» The task
Pictures in the entries below are to be left out; otherwise, reproduce exactly the lines from the first through the line containing "const meanPoints = means.map((m, i)".

» Given records
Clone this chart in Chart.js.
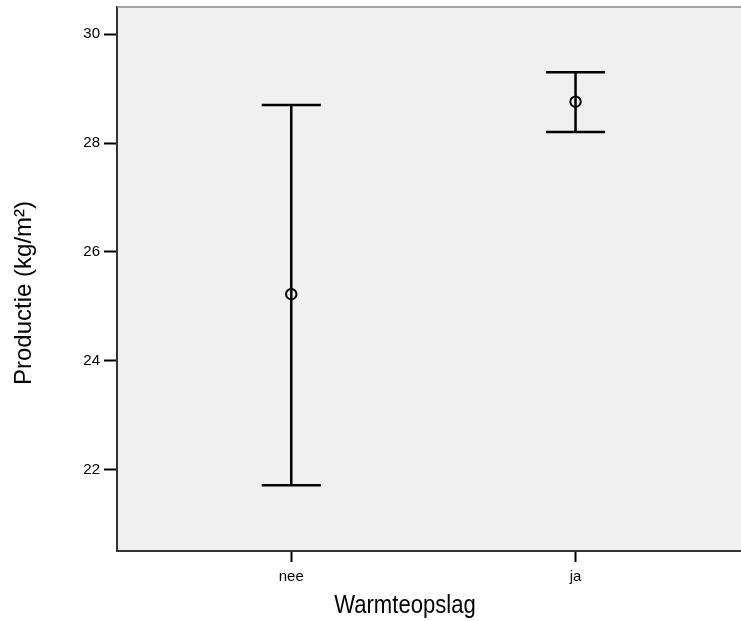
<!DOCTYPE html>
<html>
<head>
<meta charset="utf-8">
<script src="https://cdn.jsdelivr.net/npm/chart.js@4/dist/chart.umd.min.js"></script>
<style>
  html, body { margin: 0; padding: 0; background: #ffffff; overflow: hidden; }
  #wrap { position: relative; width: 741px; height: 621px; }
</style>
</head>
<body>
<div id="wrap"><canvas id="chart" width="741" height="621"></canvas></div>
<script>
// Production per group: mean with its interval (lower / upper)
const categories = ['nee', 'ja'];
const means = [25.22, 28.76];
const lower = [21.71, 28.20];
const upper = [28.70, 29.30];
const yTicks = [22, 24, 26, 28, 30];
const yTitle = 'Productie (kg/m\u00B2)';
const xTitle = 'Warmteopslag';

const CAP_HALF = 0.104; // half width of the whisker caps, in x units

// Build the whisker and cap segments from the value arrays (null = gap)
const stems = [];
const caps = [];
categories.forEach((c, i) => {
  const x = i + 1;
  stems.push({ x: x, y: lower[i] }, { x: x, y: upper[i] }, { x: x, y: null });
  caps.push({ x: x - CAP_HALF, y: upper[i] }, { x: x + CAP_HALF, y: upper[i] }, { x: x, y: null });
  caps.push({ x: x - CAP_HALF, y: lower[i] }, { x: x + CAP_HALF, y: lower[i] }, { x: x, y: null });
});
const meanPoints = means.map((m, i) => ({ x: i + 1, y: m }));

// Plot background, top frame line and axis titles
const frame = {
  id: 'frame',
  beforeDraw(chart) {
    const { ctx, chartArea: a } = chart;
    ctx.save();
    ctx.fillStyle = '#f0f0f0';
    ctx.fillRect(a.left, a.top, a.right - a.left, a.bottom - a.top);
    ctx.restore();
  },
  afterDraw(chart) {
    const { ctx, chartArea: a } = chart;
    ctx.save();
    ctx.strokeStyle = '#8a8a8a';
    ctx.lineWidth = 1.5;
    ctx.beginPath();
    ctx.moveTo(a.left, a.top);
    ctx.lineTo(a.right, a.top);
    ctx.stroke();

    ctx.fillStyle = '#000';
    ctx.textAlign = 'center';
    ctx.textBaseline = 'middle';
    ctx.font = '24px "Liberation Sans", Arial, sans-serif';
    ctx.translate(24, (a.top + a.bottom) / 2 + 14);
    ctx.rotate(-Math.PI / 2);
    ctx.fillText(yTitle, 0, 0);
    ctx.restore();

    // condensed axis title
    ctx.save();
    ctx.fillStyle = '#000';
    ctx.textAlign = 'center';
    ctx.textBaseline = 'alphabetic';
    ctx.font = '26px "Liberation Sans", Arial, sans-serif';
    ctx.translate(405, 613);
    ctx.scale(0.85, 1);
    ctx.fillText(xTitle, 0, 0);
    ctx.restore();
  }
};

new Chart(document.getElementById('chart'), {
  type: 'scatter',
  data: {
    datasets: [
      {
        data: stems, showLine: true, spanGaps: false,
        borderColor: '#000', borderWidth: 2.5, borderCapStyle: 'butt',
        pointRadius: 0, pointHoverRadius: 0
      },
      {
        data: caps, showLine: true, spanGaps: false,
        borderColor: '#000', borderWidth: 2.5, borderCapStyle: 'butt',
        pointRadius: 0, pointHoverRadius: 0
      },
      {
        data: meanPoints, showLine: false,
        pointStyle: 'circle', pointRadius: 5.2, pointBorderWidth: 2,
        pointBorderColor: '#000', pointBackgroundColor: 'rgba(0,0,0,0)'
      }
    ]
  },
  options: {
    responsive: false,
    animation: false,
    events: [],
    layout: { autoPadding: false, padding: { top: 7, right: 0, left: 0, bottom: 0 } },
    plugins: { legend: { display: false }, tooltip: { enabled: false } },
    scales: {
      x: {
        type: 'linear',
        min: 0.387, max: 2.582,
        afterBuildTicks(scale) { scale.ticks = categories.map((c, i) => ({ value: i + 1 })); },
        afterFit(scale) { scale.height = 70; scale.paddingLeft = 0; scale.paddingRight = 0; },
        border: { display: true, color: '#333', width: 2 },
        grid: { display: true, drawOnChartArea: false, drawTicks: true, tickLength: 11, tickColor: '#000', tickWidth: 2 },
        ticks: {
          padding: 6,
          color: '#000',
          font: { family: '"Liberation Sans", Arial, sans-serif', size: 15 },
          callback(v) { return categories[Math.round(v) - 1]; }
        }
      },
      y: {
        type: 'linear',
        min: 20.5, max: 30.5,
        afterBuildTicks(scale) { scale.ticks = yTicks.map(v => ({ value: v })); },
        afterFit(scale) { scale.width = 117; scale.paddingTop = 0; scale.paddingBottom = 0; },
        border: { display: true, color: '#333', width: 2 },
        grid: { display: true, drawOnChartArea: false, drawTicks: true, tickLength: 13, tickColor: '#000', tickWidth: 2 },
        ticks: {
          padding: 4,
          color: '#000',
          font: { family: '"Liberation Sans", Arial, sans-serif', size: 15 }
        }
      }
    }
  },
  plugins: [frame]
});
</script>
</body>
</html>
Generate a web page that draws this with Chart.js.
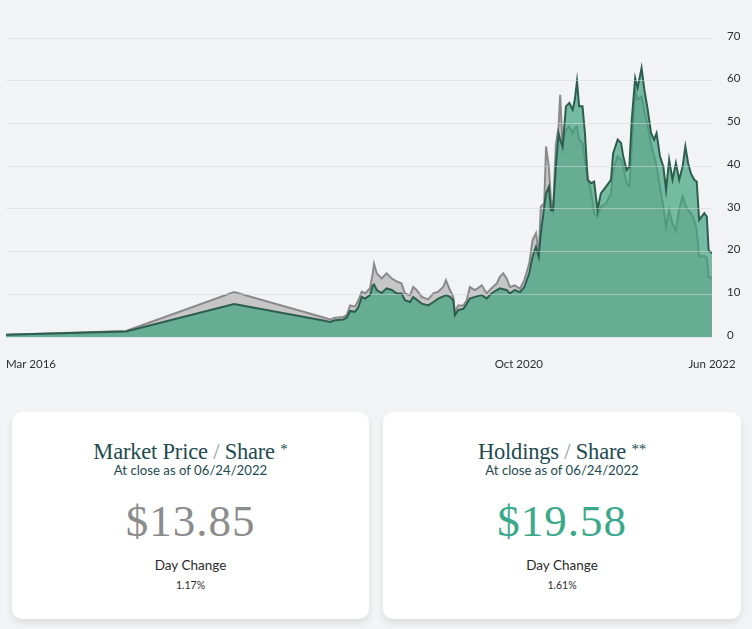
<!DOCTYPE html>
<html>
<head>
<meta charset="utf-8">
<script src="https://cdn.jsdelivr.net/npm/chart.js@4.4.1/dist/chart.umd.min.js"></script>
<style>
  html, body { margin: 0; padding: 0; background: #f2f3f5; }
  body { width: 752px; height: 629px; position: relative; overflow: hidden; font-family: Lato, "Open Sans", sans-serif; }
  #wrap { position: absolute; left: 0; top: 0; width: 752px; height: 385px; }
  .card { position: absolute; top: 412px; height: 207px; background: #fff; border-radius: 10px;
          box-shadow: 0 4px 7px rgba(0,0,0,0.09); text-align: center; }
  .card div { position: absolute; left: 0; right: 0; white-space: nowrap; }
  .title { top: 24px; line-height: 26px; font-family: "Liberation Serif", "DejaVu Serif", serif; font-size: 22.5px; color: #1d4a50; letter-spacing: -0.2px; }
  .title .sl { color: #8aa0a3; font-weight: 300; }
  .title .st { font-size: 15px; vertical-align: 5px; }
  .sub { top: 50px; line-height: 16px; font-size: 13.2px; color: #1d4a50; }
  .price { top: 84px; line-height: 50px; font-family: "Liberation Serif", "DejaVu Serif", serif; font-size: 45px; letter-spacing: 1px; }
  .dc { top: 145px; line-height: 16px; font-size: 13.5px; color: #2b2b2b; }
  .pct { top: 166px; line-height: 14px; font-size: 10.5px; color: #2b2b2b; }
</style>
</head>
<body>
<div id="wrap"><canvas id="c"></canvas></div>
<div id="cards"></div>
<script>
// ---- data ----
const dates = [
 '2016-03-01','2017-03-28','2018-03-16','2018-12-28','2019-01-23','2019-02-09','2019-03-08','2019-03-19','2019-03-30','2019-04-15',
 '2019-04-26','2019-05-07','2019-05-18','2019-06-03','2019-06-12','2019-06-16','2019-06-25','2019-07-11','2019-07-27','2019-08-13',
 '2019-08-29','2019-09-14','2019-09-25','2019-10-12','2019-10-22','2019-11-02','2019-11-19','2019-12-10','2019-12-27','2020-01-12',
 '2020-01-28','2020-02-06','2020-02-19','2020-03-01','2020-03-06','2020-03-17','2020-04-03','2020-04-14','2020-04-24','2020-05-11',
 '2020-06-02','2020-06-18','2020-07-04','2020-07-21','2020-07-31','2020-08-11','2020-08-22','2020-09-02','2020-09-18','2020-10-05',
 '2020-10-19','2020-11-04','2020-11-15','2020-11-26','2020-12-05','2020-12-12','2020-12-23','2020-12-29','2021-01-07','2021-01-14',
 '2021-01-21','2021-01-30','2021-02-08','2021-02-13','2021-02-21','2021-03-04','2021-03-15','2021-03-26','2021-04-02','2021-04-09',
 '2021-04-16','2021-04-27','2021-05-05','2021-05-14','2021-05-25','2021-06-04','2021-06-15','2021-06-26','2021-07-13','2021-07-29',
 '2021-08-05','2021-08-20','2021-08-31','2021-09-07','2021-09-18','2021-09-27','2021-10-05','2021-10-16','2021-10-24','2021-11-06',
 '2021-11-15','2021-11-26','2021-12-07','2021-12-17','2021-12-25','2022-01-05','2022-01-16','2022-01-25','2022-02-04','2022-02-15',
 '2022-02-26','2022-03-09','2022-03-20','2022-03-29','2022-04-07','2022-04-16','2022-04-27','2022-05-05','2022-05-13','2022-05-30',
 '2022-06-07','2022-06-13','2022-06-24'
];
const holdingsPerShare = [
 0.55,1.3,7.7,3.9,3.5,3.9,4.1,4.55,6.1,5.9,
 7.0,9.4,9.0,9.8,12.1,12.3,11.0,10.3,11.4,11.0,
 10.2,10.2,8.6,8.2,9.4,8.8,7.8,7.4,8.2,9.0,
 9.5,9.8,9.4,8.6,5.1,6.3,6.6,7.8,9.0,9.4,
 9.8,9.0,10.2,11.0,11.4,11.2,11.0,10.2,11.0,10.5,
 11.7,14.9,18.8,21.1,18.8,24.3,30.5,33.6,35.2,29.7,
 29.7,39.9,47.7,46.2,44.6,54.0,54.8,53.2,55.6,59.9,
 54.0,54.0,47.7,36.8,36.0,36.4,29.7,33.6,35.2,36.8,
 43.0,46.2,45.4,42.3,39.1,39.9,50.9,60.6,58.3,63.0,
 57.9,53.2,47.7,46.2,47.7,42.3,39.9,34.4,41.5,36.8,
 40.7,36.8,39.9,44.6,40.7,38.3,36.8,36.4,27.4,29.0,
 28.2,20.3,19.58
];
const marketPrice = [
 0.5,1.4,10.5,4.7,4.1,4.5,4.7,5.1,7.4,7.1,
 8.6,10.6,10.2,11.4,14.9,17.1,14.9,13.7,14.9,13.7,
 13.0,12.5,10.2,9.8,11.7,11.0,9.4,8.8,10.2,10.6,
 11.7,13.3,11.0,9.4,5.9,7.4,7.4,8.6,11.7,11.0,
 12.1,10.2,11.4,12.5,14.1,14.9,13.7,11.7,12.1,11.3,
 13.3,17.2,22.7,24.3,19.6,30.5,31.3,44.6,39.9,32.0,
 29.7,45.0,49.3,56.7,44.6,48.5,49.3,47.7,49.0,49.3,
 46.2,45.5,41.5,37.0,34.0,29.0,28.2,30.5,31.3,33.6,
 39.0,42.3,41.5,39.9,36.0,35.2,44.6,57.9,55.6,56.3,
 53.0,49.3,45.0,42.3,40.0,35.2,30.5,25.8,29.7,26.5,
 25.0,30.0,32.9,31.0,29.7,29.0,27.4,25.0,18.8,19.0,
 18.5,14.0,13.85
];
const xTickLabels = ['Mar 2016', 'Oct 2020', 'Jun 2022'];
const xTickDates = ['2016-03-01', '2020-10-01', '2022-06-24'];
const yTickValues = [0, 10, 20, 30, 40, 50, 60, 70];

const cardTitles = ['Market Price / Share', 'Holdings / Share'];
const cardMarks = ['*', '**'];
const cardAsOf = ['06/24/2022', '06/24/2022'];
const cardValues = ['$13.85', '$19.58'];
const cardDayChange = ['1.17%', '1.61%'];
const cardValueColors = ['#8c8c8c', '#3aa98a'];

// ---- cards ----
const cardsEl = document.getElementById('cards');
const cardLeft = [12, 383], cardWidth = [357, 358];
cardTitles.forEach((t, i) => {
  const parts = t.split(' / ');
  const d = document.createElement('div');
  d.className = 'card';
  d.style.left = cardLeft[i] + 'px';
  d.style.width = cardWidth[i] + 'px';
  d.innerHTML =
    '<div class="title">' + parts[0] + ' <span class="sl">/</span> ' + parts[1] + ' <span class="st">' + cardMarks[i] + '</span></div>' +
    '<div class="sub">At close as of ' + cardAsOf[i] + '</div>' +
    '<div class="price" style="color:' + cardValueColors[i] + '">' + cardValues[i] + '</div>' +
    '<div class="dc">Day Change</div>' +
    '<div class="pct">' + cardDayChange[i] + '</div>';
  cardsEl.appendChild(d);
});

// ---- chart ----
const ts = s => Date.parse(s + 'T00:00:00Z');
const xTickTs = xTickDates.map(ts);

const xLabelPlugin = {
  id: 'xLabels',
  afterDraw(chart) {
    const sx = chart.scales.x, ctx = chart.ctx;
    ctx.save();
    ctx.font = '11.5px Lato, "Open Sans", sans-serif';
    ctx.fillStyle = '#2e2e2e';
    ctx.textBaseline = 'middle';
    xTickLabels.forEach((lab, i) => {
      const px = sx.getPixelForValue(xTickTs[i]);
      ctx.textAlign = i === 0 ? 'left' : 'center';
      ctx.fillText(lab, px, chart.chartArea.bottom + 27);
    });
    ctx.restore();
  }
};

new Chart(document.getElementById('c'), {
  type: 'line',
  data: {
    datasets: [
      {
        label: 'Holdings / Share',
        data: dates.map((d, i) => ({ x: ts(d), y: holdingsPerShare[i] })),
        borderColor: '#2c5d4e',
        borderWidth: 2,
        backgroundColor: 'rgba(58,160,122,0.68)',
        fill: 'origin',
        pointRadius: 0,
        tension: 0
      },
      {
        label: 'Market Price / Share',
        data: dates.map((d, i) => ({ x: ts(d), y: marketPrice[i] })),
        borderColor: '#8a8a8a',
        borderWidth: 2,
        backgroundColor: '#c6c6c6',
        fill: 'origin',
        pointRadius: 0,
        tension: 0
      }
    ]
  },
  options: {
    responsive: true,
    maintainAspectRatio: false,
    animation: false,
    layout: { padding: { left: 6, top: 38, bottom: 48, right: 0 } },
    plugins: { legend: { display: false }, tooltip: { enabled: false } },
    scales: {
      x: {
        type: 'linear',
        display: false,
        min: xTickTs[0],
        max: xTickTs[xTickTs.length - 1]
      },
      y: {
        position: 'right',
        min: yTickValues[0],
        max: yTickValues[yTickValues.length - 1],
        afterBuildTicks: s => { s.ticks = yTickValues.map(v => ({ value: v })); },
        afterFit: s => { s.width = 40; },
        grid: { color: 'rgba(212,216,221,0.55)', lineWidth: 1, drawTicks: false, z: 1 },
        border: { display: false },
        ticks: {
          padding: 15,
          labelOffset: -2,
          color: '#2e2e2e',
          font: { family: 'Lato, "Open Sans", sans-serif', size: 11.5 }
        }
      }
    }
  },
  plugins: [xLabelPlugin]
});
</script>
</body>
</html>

» Correct response
Clone this chart in Chart.js.
<!DOCTYPE html>
<html>
<head>
<meta charset="utf-8">
<script src="https://cdn.jsdelivr.net/npm/chart.js@4/dist/chart.umd.min.js"></script>
<style>
  html, body { margin: 0; padding: 0; background: #ffffff; overflow: hidden; }
  #wrap { position: relative; width: 741px; height: 621px; }
</style>
</head>
<body>
<div id="wrap"><canvas id="chart" width="741" height="621"></canvas></div>
<script>
// Production per group: mean with its interval (lower / upper)
const categories = ['nee', 'ja'];
const means = [25.22, 28.76];
const lower = [21.71, 28.20];
const upper = [28.70, 29.30];
const yTicks = [22, 24, 26, 28, 30];
const yTitle = 'Productie (kg/m\u00B2)';
const xTitle = 'Warmteopslag';

const CAP_HALF = 0.104; // half width of the whisker caps, in x units

// Build the whisker and cap segments from the value arrays (null = gap)
const stems = [];
const caps = [];
categories.forEach((c, i) => {
  const x = i + 1;
  stems.push({ x: x, y: lower[i] }, { x: x, y: upper[i] }, { x: x, y: null });
  caps.push({ x: x - CAP_HALF, y: upper[i] }, { x: x + CAP_HALF, y: upper[i] }, { x: x, y: null });
  caps.push({ x: x - CAP_HALF, y: lower[i] }, { x: x + CAP_HALF, y: lower[i] }, { x: x, y: null });
});
const meanPoints = means.map((m, i) => ({ x: i + 1, y: m }));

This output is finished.